Monday, April 30, 2007

Procrastination Piece 1

I think I may be reaching the end of my endurance for the day. I've only written a page on my Historical Geology paper. I need to try and convince my professor that I know more about the geology of Gunnison Colorado than I really do. I don't think I'm going to do a good job. I have been putting it off for about a month now and am currently doing so on the micro level. I do a little, read something; do a little, look at something else; do a little, zone out.

I'm really good at procrastinating. "First things first, but not necessaily in that order" (Doctor Who).

However, I do not have a 'doctorate' in procrastination. A doctorate in procrastination, a friend of mine once explained, is to be able to put off all of your work until the last minute, spend a few concentrated hours doing it all, and still do it better than anyone else.

Perhaps that's just a savant in procrastination. Or a procrastination genius. Not all doctors are really geniuses....

So I have come up with about 15 topics to write about as I did my assignment and tacked them onto the bottom of my document. Don't worry: I'm not going to try and write about the all here. I don't think that would really make a good piece.

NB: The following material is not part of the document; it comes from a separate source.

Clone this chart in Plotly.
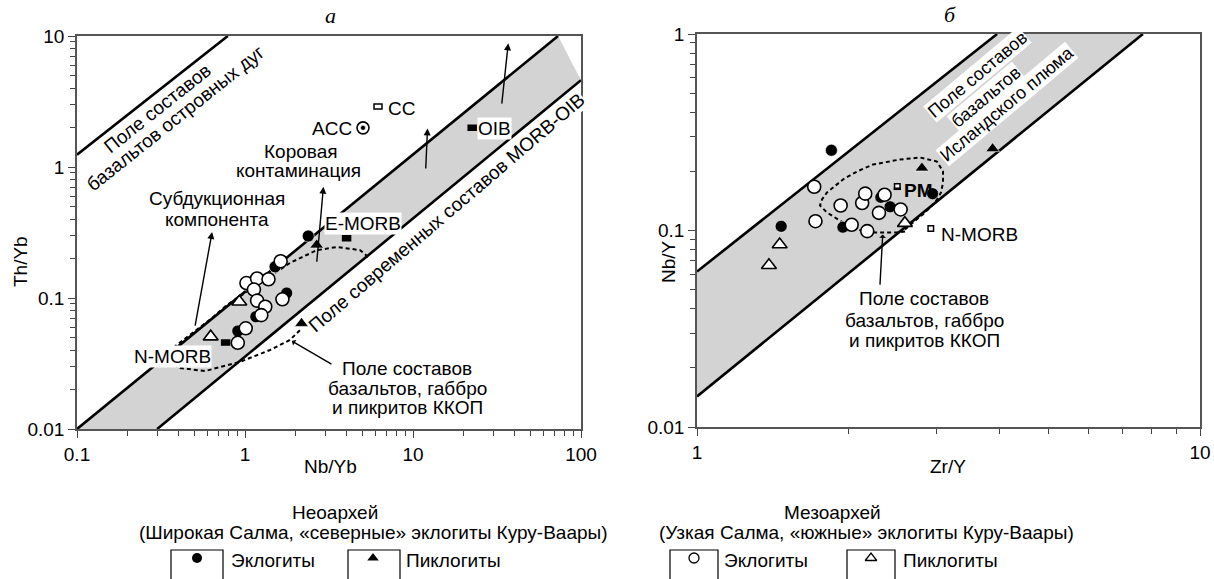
import numpy as np
import plotly.graph_objects as go

W, H = 1214, 579
FONT = "Liberation Sans, Arial, Helvetica, sans-serif"
SERIF = "Liberation Serif, Times New Roman, serif"
BAND = "#d3d3d3"

# ---------------- panel а : Th/Yb vs Nb/Yb ----------------
# Neoarchean eclogites (filled circles)
a_neo_ecl_nb = [2.38, 1.51, 1.77, 1.16, 0.906, 1.05]
a_neo_ecl_th = [0.297, 0.173, 0.109, 0.072, 0.056, 0.125]
# Neoarchean piclogites (filled triangles)
a_neo_pic_nb = [2.67, 2.17]
a_neo_pic_th = [0.254, 0.064]
# Mesoarchean eclogites (open circles)
a_meso_ecl_nb = [1.63, 1.02, 1.18, 1.38, 1.13, 1.18, 1.32, 1.67, 1.01, 0.906, 1.25]
a_meso_ecl_th = [0.191, 0.130, 0.141, 0.139, 0.116, 0.0955, 0.0857, 0.0977, 0.0587, 0.0455, 0.074]
# Mesoarchean piclogites (open triangles)
a_meso_pic_nb = [0.925, 0.625]
a_meso_pic_th = [0.0935, 0.0507]
# reference compositions
a_ref_names = ["N-MORB", "E-MORB", "OIB"]
a_ref_nb = [0.726, 3.81, 21.3]
a_ref_th = [0.0437, 0.273, 1.91]
a_cc = (5.86, 2.77)
a_acc = (5.04, 1.99)

# array boundaries
a_arc_nb = [0.1, 0.79]
a_arc_th = [1.24, 10]
a_upper_nb = [0.1, 73]
a_upper_th = [0.01, 10]
a_lower_nb = [0.3, 100]
a_lower_th = [0.01, 4.6]

# KKOP field outline
a_field_nb = [5.40, 4.84, 3.53, 2.68, 1.85, 1.41, 1.07, 0.781, 0.637, 0.471, 0.358,
              0.339, 0.410, 0.578, 0.933, 1.41, 1.85, 2.13]
a_field_th = [0.206, 0.232, 0.245, 0.232, 0.185, 0.147, 0.115, 0.0885, 0.0704, 0.0522,
              0.0401, 0.0336, 0.0292, 0.0277, 0.0325, 0.0401, 0.0478, 0.057]

# ---------------- panel б : Nb/Y vs Zr/Y ----------------
b_neo_ecl_zr = [1.85, 1.47, 1.95, 2.32, 2.42, 2.94]
b_neo_ecl_nb = [0.256, 0.105, 0.104, 0.1476, 0.132, 0.154]
b_neo_pic_zr = [2.80, 3.87]
b_neo_pic_nb = [0.208, 0.261]
b_meso_ecl_zr = [1.71, 1.72, 1.93, 2.03, 2.13, 2.16, 2.18, 2.36, 2.30, 2.54]
b_meso_ecl_nb = [0.167, 0.1115, 0.134, 0.107, 0.138, 0.154, 0.0993, 0.152, 0.123, 0.128]
b_meso_pic_zr = [1.46, 1.39, 2.59]
b_meso_pic_nb = [0.0849, 0.0666, 0.109]
b_pm = (2.47, 0.162)
b_nmorb = (2.88, 0.099)

b_upper_zr = [1, 3.95]
b_upper_nb = [0.0618, 1]
b_lower_zr = [1, 7.7]
b_lower_nb = [0.0143, 1]

# KKOP field outline
b_field_zr = [2.592, 2.498, 2.238, 2.080, 1.951, 1.813, 1.756, 1.772, 1.813, 1.951, 2.080,
              2.238, 2.533, 2.775, 3.000, 3.084, 3.084, 3.056, 2.973, 2.840, 2.688, 2.592]
b_field_nb = [0.0988, 0.0977, 0.0977, 0.1012, 0.1098, 0.1235, 0.1340, 0.1438, 0.1561, 0.1818,
              0.1996, 0.2167, 0.2298, 0.2352, 0.2244, 0.1996, 0.1755, 0.1561, 0.1389, 0.1235,
              0.1098, 0.1012]

fig = go.Figure()


def band(xa, ya, xb, yb, xref, yref):
    xs = [xa[0], xa[1], xb[1], xb[0], xa[0]]
    ys = [ya[0], ya[1], yb[1], yb[0], ya[0]]
    fig.add_trace(go.Scatter(x=xs, y=ys, mode="lines", fill="toself", fillcolor=BAND,
                             line=dict(width=0), xaxis=xref, yaxis=yref, hoverinfo="skip"))


def seg(xs, ys, xref, yref, width=2.6, dash=None):
    fig.add_trace(go.Scatter(x=xs, y=ys, mode="lines",
                             line=dict(color="black", width=width, dash=dash),
                             xaxis=xref, yaxis=yref, hoverinfo="skip"))


def pts(xs, ys, xref, yref, symbol, filled, size=12):
    fig.add_trace(go.Scatter(
        x=xs, y=ys, mode="markers", xaxis=xref, yaxis=yref, hoverinfo="skip",
        marker=dict(symbol=symbol, size=size, color="black" if filled else "white",
                    line=dict(color="black" if not filled else "white",
                              width=1.6 if not filled else 0.6))))


# panel а
band(a_upper_nb, a_upper_th, a_lower_nb, a_lower_th, "x", "y")
seg(a_upper_nb, a_upper_th, "x", "y")
seg(a_lower_nb, a_lower_th, "x", "y")
seg(a_arc_nb, a_arc_th, "x", "y")
seg(a_field_nb, a_field_th, "x", "y", width=2, dash="4px,3px")
pts(a_neo_ecl_nb, a_neo_ecl_th, "x", "y", "circle", True)
pts(a_meso_ecl_nb, a_meso_ecl_th, "x", "y", "circle", False, 13)
pts(a_neo_pic_nb, a_neo_pic_th, "x", "y", "triangle-up", True, 12)
pts(a_meso_pic_nb, a_meso_pic_th, "x", "y", "triangle-up", False, 13)
pts([a_acc[0]], [a_acc[1]], "x", "y", "circle", False, 12)
pts([a_acc[0]], [a_acc[1]], "x", "y", "circle", True, 5)

# panel б
band(b_upper_zr, b_upper_nb, b_lower_zr, b_lower_nb, "x2", "y2")
seg(b_upper_zr, b_upper_nb, "x2", "y2")
seg(b_lower_zr, b_lower_nb, "x2", "y2")
seg(b_field_zr, b_field_nb, "x2", "y2", width=2, dash="4px,3px")
pts(b_neo_ecl_zr, b_neo_ecl_nb, "x2", "y2", "circle", True)
pts(b_meso_ecl_zr, b_meso_ecl_nb, "x2", "y2", "circle", False, 13)
pts(b_neo_pic_zr, b_neo_pic_nb, "x2", "y2", "triangle-up", True, 12)
pts(b_meso_pic_zr, b_meso_pic_nb, "x2", "y2", "triangle-up", False, 13)

# reference composition boxes (pixel-sized rectangles anchored at data values)
shapes = []


def rect(xv, yv, xref, yref, w, h, fill, lower_fill=None):
    shapes.append(dict(type="rect", xref=xref, yref=yref, xsizemode="pixel", ysizemode="pixel",
                       xanchor=xv, yanchor=yv, x0=-w / 2, x1=w / 2, y0=-h / 2, y1=h / 2,
                       fillcolor=fill, line=dict(color="black", width=1.5)))
    if lower_fill:
        shapes.append(dict(type="rect", xref=xref, yref=yref, xsizemode="pixel", ysizemode="pixel",
                           xanchor=xv, yanchor=yv, x0=-w / 2, x1=w / 2, y0=-h / 2, y1=h * 0.1,
                           fillcolor=lower_fill, line=dict(color="black", width=1.5)))


for xv, yv in zip(a_ref_nb, a_ref_th):
    rect(xv, yv, "x", "y", 16, 10, "black")
rect(a_cc[0], a_cc[1], "x", "y", 16, 10, "white")
rect(b_pm[0], b_pm[1], "x2", "y2", 11, 11, "white", "black")
rect(b_nmorb[0], b_nmorb[1], "x2", "y2", 11, 11, "white")

# legend key frames (open at the bottom edge of the page)
for x0, x1 in [(171, 223), (348, 400), (670, 718), (847, 895)]:
    shapes.append(dict(type="rect", xref="paper", yref="paper", x0=x0 / W, x1=x1 / W,
                       y0=-0.1, y1=1 - 550 / H, line=dict(color="black", width=1.2),
                       fillcolor="rgba(0,0,0,0)"))

# legend key symbols on an invisible page-sized axis
for xs, sym, filled, sz in [(197, "circle", True, 10), (373, "triangle-up", True, 10),
                            (694, "circle", False, 10), (871, "triangle-up", False, 10)]:
    fig.add_trace(go.Scatter(x=[xs], y=[558], mode="markers", xaxis="x3", yaxis="y3",
                             hoverinfo="skip",
                             marker=dict(symbol=sym, size=sz, color="black" if filled else "white",
                                         line=dict(color="black", width=0 if filled else 1.3))))

ann = []


def txt(s, px, py, size=19, angle=0, bg=None, xanchor="center", family=FONT, bold=False):
    if bold:
        s = "<b>" + s + "</b>"
    d = dict(text=s, x=px / W, y=1 - py / H, xref="paper", yref="paper", showarrow=False,
             xanchor=xanchor, yanchor="middle", textangle=angle,
             font=dict(size=size, family=family, color="black"), borderpad=0)
    if bg:
        d["bgcolor"] = bg
    ann.append(d)


def arrow(x0, y0, x1, y1, xref, yref, head=2, size=1.0):
    ann.append(dict(x=np.log10(x1), y=np.log10(y1), ax=np.log10(x0), ay=np.log10(y0),
                    xref=xref, yref=yref, axref=xref, ayref=yref, text="", showarrow=True,
                    arrowhead=head, arrowsize=size, arrowwidth=1.4, arrowcolor="black", standoff=0))


# panel а arrows
arrow(0.503, 0.060, 0.637, 0.319, "x", "y")
arrow(2.67, 0.184, 2.93, 0.708, "x", "y")
arrow(11.9, 0.948, 12.2, 1.97, "x", "y")
arrow(33.7, 2.97, 36.9, 8.79, "x", "y")
arrow(3.34, 0.0308, 1.90, 0.047, "x", "y", head=1, size=0.8)
# panel б arrow
arrow(2.31, 0.0521, 2.34, 0.0954, "x2", "y2", head=1, size=0.8)

# panel а text
txt("<i>а</i>", 330, 16, size=22, family=SERIF)
txt("Поле составов", 157, 108, angle=-38.5)
txt("базальтов островных дуг", 175, 118, angle=-38.5)
txt("Поле современных составов MORB-OIB", 447, 213, angle=-40.5, bg="white")
txt("Коровая", 301, 151)
txt("контаминация", 298, 170)
txt("Субдукционная", 217, 199)
txt("компонента", 217, 219)
txt("E-MORB", 363, 223, bg="white")
txt("N-MORB", 172, 356, bg="white")
txt("OIB", 494, 128, bg="white")
txt("CC", 401, 108)
txt("ACC", 332, 128)
txt("Поле составов", 407, 368)
txt("базальтов, габбро", 407, 388)
txt("и пикритов ККОП", 407, 408)
txt("Th/Yb", 20, 262, angle=-90)
txt("Nb/Yb", 330, 466)

# panel б text
txt("<i>б</i>", 950, 14, size=22, family=SERIF)
txt("Поле составов", 977, 75, size=18, angle=-40, bg="white")
txt("базальтов", 986, 97, size=18, angle=-40, bg="white")
txt("Исландского плюма", 1007, 104, size=18, angle=-40, bg="white")
txt("PM", 903, 190, xanchor="left", bold=True)
txt("N-MORB", 940, 235, xanchor="left")
txt("Поле составов", 924, 298)
txt("базальтов, габбро", 924, 320)
txt("и пикритов ККОП", 924, 340)
txt("Nb/Y", 668, 262, angle=-90)
txt("Zr/Y", 948, 466)

# legends
txt("Неоархей", 335, 512)
txt("(Широкая Салма, «северные» эклогиты Куру-Ваары)", 373, 532)
txt("Эклогиты", 230, 560, xanchor="left")
txt("Пиклогиты", 405, 560, xanchor="left")
txt("Мезоархей", 832, 512)
txt("(Узкая Салма, «южные» эклогиты Куру-Ваары)", 866, 532)
txt("Эклогиты", 723, 560, xanchor="left")
txt("Пиклогиты", 902, 560, xanchor="left")


def minor_vals(lo, hi):
    out = []
    for e in range(lo, hi):
        out += [m * 10.0 ** e for m in range(2, 10)]
    return out


def logaxis(domain, rng, major, labels, anchor):
    return dict(domain=domain, type="log", range=rng, anchor=anchor, automargin=False,
                showline=True, linecolor="#555555", linewidth=1.5, mirror=True,
                showgrid=False, zeroline=False, ticks="outside", ticklen=7, tickwidth=1.4,
                tickcolor="#444444", tickmode="array", tickvals=major, ticktext=labels,
                tickfont=dict(size=19, family=FONT, color="black"),
                minor=dict(tickmode="array", tickvals=minor_vals(rng[0], rng[1]),
                           ticks="outside", ticklen=5, tickwidth=1.2, tickcolor="#444444",
                           showgrid=False))


layout = dict(
    template="none",
    width=W, height=H, margin=dict(l=0, r=0, t=0, b=0, pad=0, autoexpand=False),
    paper_bgcolor="white", plot_bgcolor="rgba(0,0,0,0)", showlegend=False,
    xaxis=logaxis([77 / W, 581 / W], [-1, 2], [0.1, 1, 10, 100], ["0.1", "1", "10", "100"], "y"),
    yaxis=logaxis([1 - 429 / H, 1 - 36 / H], [-2, 1], [0.01, 0.1, 1, 10], ["0.01", "0.1", "1", "10"], "x"),
    xaxis2=logaxis([697 / W, 1200 / W], [0, 1], [1, 10], ["1", "10"], "y2"),
    yaxis2=logaxis([1 - 427 / H, 1 - 34 / H], [-2, 0], [0.01, 0.1, 1], ["0.01", "0.1", "1"], "x2"),
    xaxis3=dict(domain=[0, 1], range=[0, W], anchor="y3", visible=False, fixedrange=True,
                automargin=False),
    yaxis3=dict(domain=[0, 1], range=[H, 0], anchor="x3", visible=False, fixedrange=True,
                automargin=False),
    shapes=shapes, annotations=ann,
)
fig.update_layout(**layout)
fig.write_html("out.html")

Really, this piece is about procrastination. So far, it's style is fitting. If only this weren't my style most of the time, it might actually mean something.

I started this because I pretty much used up all other avenues I have to procrastinate and I think I'm going to quit working in a little while. Hopefully I can get a fellow classmate to let me look at their paper before they turn it in. There are some things I don't even have a good idea for. Like the conclusion. What is the conclusion for the Geologic History of something? "So, yah, all of that happened. This and that was important. Um, yah. You know that if you read the paper.... But if you're reading this instead of teh paper, I have to wonder why you didn't read the introduction. They say the same thing but that's easier to find as it's at the beginning!

Procrastination. I'm even procrastinating on getting to my point. If I have one. Perhaps this should be about randomness or something. Absent-minded Attention Deficit Minded thinking. I'm good at that too. Perhaps they are similar. I think in a lot of ways, they are. I procrastinate a lot often because I simply don't want to think about what I am supposed to at that moment. I would rather think of something else. There certainly is something to be said for working on your own time-table and your own schedule. The biggest problem, of course, is how would you motivate yourself to finish anything if you weren't required? For many, that wouldn't be a problem, but for me... I don't finish anything in any sort of respectible time frame. Even if I am interested in it. Endings are hard and I get side-tracked by things that are easier.

I read a short piece by a fellow scholar who wondered why she didn't have the motivation to do her work even though she was interested in the subject and enjoyed to learn. I think a good part of it may be this. That we are naturally lazy most of the time. Even if we are supremely interested, it takes a lot of work to focus on one thing. It is much more fun to muse. Perhaps write something on it. Whatever. Than be forced to do this one thing!

That's the other part. I'm not alone in my contempt of being ordered. I rebell. Though I think I tend to do it a little more often than others.

If your study is driven from you, by you, for you, then you are more likely to enjoy doing it and work on it steadily. Motivating yourself to finish is another story. I'm not completely sure why it is so hard. The satisfaction from finishing something is very satisfying. As are many things that I procrastinate from.

But for me, the question begins to grow. My mind is enherently finiky. I'll want to go for a run but procrastinate by writing. To procrastinate from writing, I'll go for a run. Even though I know I will enjoy difficulty (and often pain) I will still tend to avoid it and get mad at myself.

Yet the behaviour doesn't change. There are no positives that I really know, and the behaviour doensn't change. When I do it anyway, stop procrastinating and run or write or whatever, I am rewarded by feeling good about myself (however breifly)... and yet the behaviour doesn't change. People are stupid and crazy, and I am, unfortuneatly, human.

Damn.

The best thing to do, is to fight it. Do what you know is best, what you might even like the most, even if your mind shys from it. Try and get to the bottom of why, but realize it may just be a hardwired malfuction. Once upon a time, being lazy was a little more benificial than now, perhaps. (this is an archeological/biological hypothesis) Maybe it conserved scarce energy, diets were often poorer, food scarcer, predation more common. Biologically, I suppose, it makes sence for your body to avoid what it hard. It's hard, after all. But mentially, we must remember that it's good for us anyway.

And how did my discussion get here?

Because procrastination is easy. Even if you would rather do what you are avoiding and like it.